Былое, ожившее в сердце и памяти, – это и есть моя книга.
Когда-то, в озорном детстве я упала и расшибла коленку. «До свадьбы заживет», – успокоила меня мама. Но предсказание не сбылось… Коленка затаила обиду – и через тридцать лет (когда свадьба давно уж стала воспоминанием!) она неожиданно и злокачественно воспалилась. И решила покинуть меня… вместе со всей ногой.
«Придется ампутировать!» – радуясь отсутствию разногласий, заявил врачебный консилиум.
Я навзрыд захлебнулась кашлем.
– С вами это часто случается? – осведомился глава консилиума.
– Что? – сквозь кашель пробилась я.
– Вот это…
Он как бы указал пальцем на мой кашель.
– В последнее время… часто, – прорывалась я сквозь удушье.
– Что вы называете последним временем?
– Примерно полгода. И без видимой причины.
– Если причина невидима, надо сделать рентген.
Рентгена страшатся… И того, который высвечивает физические недуги, и того, что обнажает заболевания характеров, людских отношений. Но если второй, психологический, рентген, думала я, условен и с ним можно спорить, то первый, медицинский, неопровержим и потому, случается, беспощаден. Он устанавливает диагноз, либо подтверждая опасения, либо их отвергая. Но людям-то свойственно предполагать худшее. Поэтому просвечивать свой организм они отправляются, как на экзамен, исход которого от них не зависит.

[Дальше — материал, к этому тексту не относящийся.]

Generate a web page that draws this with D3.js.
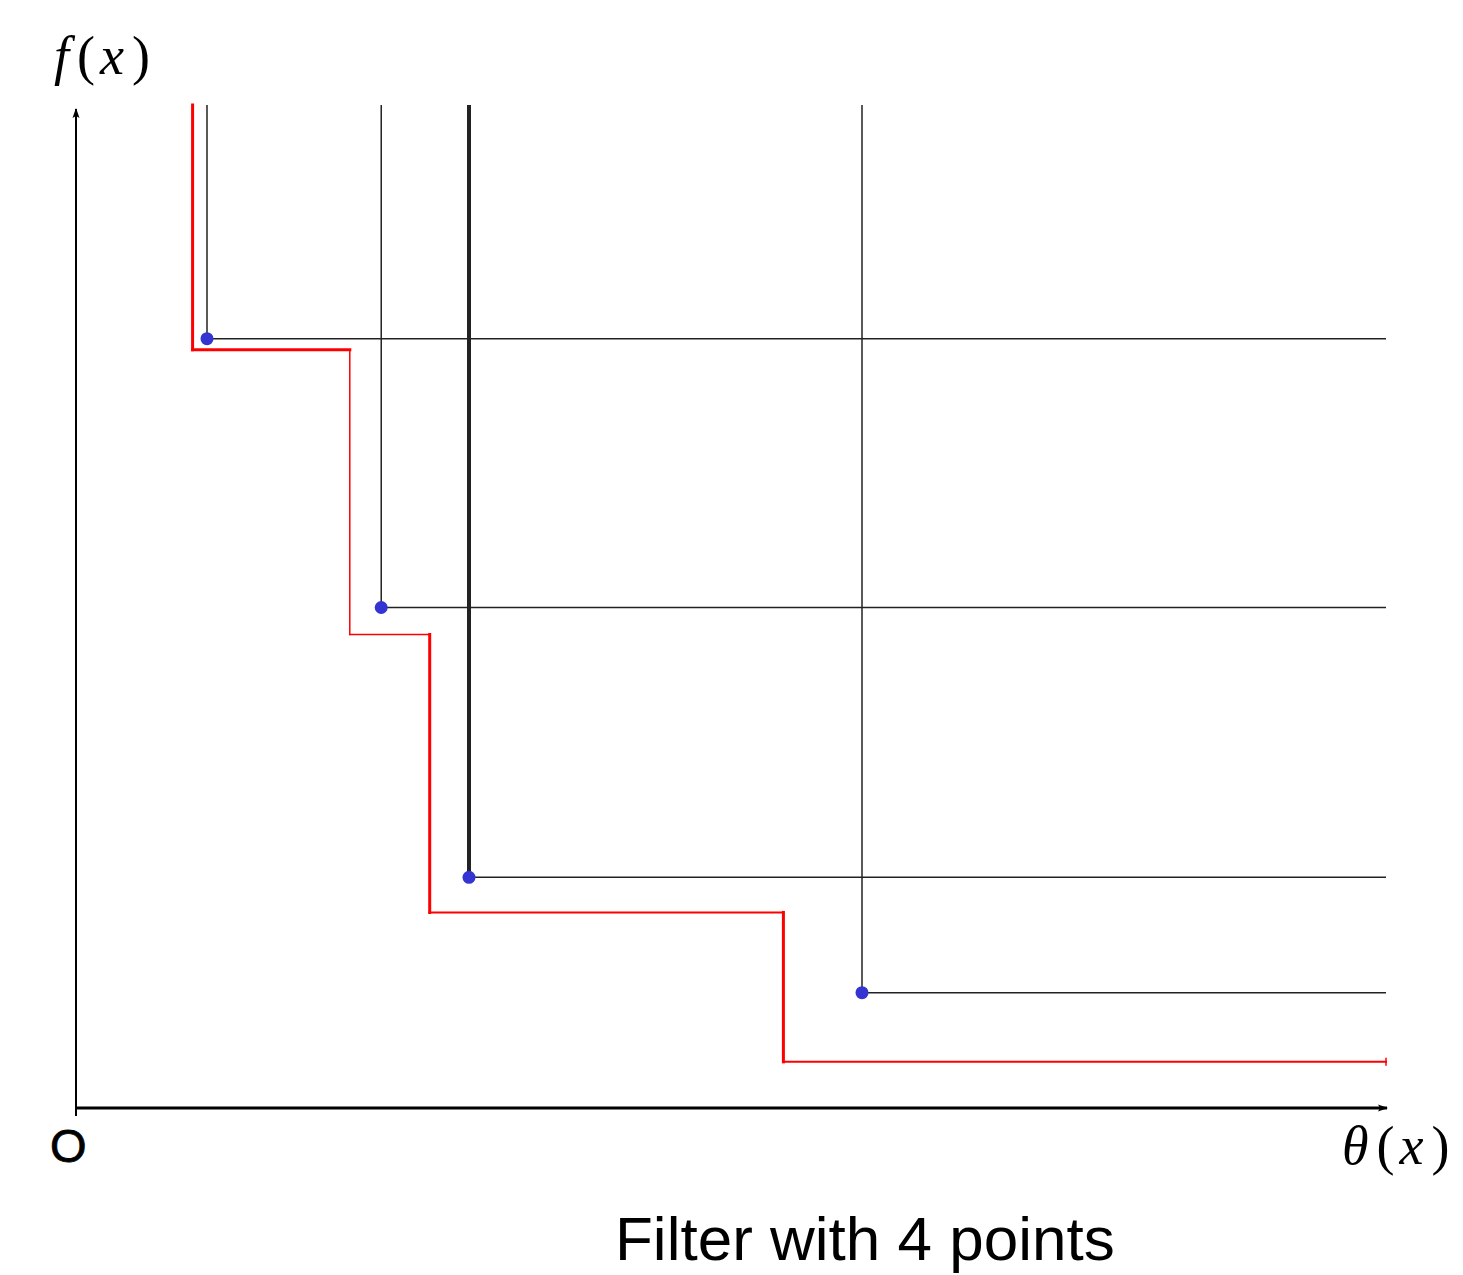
<!DOCTYPE html>
<html>
<head>
<meta charset="utf-8">
<script src="https://cdn.jsdelivr.net/npm/d3@7"></script>
<style>
  body { margin: 0; background: #fff; }
</style>
</head>
<body>
<div id="chart"></div>
<script>
// filter points (theta, f) in plot units
const pointTheta = [10, 23.3, 30, 60];
const pointF = [76.7, 49.9, 23.0, 11.5];
const pointStroke = [1.5, 1.5, 4, 1.5];

// red staircase (corner vertices)
const stepTheta = [8.9, 8.9, 20.9, 20.9, 27.0, 27.0, 54.0, 54.0, 100];
const stepF = [100, 75.6, 75.6, 47.2, 47.2, 19.5, 19.5, 4.6, 4.6];
const stepWidth = [3, 3, 1.5, 1.5, 3, 2, 3, 2];

const width = 1463, height = 1275;

const x = d3.scaleLinear().domain([0, 100]).range([76, 1386]);
const y = d3.scaleLinear().domain([0, 100]).range([1108, 105]);

const svg = d3.select("#chart").append("svg")
  .attr("width", width).attr("height", height);

svg.append("defs").append("marker")
  .attr("id", "arrow")
  .attr("viewBox", "0 0 10 8")
  .attr("refX", 9).attr("refY", 4)
  .attr("markerWidth", 10).attr("markerHeight", 8)
  .attr("markerUnits", "userSpaceOnUse")
  .attr("orient", "auto")
  .append("path").attr("d", "M0,0.5 L10,4 L0,7.5 L2,4 z").attr("fill", "#000");

// axes
svg.append("line")
  .attr("x1", x(0)).attr("y1", y(0) + 8)
  .attr("x2", x(0)).attr("y2", 109)
  .attr("stroke", "#000").attr("stroke-width", 2)
  .attr("marker-end", "url(#arrow)");
svg.append("line")
  .attr("x1", x(0)).attr("y1", y(0))
  .attr("x2", x(100) + 1).attr("y2", y(0))
  .attr("stroke", "#000").attr("stroke-width", 3)
  .attr("marker-end", "url(#arrow)");

// dominance lines from each point
const g = svg.append("g");
pointTheta.forEach((t, i) => {
  g.append("line")
    .attr("x1", x(t)).attr("y1", y(pointF[i]))
    .attr("x2", x(t)).attr("y2", y(100))
    .attr("stroke", "#222").attr("stroke-width", pointStroke[i]);
  g.append("line")
    .attr("x1", x(t)).attr("y1", y(pointF[i]))
    .attr("x2", x(100)).attr("y2", y(pointF[i]))
    .attr("stroke", "#222").attr("stroke-width", 1.5);
});

// red step
for (let i = 0; i < stepTheta.length - 1; i++) {
  svg.append("line")
    .attr("x1", x(stepTheta[i])).attr("y1", y(stepF[i]))
    .attr("x2", x(stepTheta[i + 1])).attr("y2", y(stepF[i + 1]))
    .attr("stroke", "#f00").attr("stroke-width", stepWidth[i])
    .attr("stroke-linecap", "square");
}
svg.append("line")
  .attr("x1", x(100)).attr("y1", y(4.6) - 4)
  .attr("x2", x(100)).attr("y2", y(4.6) + 4)
  .attr("stroke", "#f00").attr("stroke-width", 1.5);

// points
svg.selectAll("circle.pt")
  .data(pointTheta)
  .enter().append("circle")
    .attr("class", "pt")
    .attr("cx", d => x(d))
    .attr("cy", (d, i) => y(pointF[i]))
    .attr("r", 6.5)
    .attr("fill", "#3434d2");

// math labels: italic letters, upright parentheses
function mathLabel(x0, y0, head) {
  const t = svg.append("text")
    .attr("x", x0).attr("y", y0)
    .attr("font-family", "'Liberation Serif', serif")
    .attr("font-size", 54);
  t.append("tspan").attr("font-style", "italic").text(head);
  t.append("tspan").attr("dx", 8).text("(");
  t.append("tspan").attr("dx", 5).attr("font-style", "italic").text("x");
  t.append("tspan").attr("dx", 8).text(")");
}
mathLabel(54, 74, "f");
mathLabel(1342, 1164, "θ");

svg.append("text")
  .attr("x", 50).attr("y", 1162)
  .attr("font-family", "'Liberation Sans', Arial, sans-serif")
  .attr("font-size", 47)
  .attr("stroke", "#000").attr("stroke-width", 0.8)
  .text("O");
svg.append("text")
  .attr("x", 615).attr("y", 1260)
  .attr("font-family", "'Liberation Sans', Arial, sans-serif")
  .attr("font-size", 62)
  .text("Filter with 4 points");
</script>
</body>
</html>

У меня рентген обнаружил как раз то, что считается самым страшным: метастазы в легких. Разбитая в детстве коленка решила покинуть меня не только вместе с ногой, но и вместе со всей моей жизнью.
По отношению к себе самой я слыла фаталисткой: чему быть, того не обойдешь и не объедешь даже на самой изворотливой «иномарке» (в заграничное у нас искони верят больше и трепетней, чем в свое). Советуя «перепроверить» отечественный рентгенокабинет, в котором было установлено трагичное будущее, мои мужчины – муж и оба сына – настаивали:
– Просветись на новейшем японском оборудовании. Проверься на современнейшей немецкой аппаратуре…
Словно более современное оборудование обеспечивает более обнадеживающие диагнозы! Я была убеждена, что родной рентген по-родственному сказал мне правду: какие секреты от близких?
Ранее отечественные врачи также по-родственному упреждали, что никотин – это яд, способный убить лошадь. Но я относила эту опасность исключительно к лошадям. И бесстрашно насыщалась ядом, столь опасным для них.
«Вон Черчилль уничтожал себя сигарами, похожими на ракеты, а не какими-то щуплыми сигаретками, но жил – не дотянул, а именно жил! – до девяноста», – прибегала я к аргументу, коим самоутешались многие фанатики курева. И в этом случае зарубежный авторитет казался выше авторитетов отечественных. Еще и потому, что он был для меня более выгодным. Мы часто верим в то, во что приятнее верить…
– Уинстон Черчилль, стало быть, повинен в двух войнах: в холодной – с политическим организмом планеты и в никотинной – с физическим организмом доверчивого человечества, которое так любит обманывать само себя. Не много ли жертв в результате тех войн?! – сказал как-то мой муж, любивший сопоставлять исторические примеры с житейскими. – Вот и ты… Коленка не случайно ударила именно в легкие!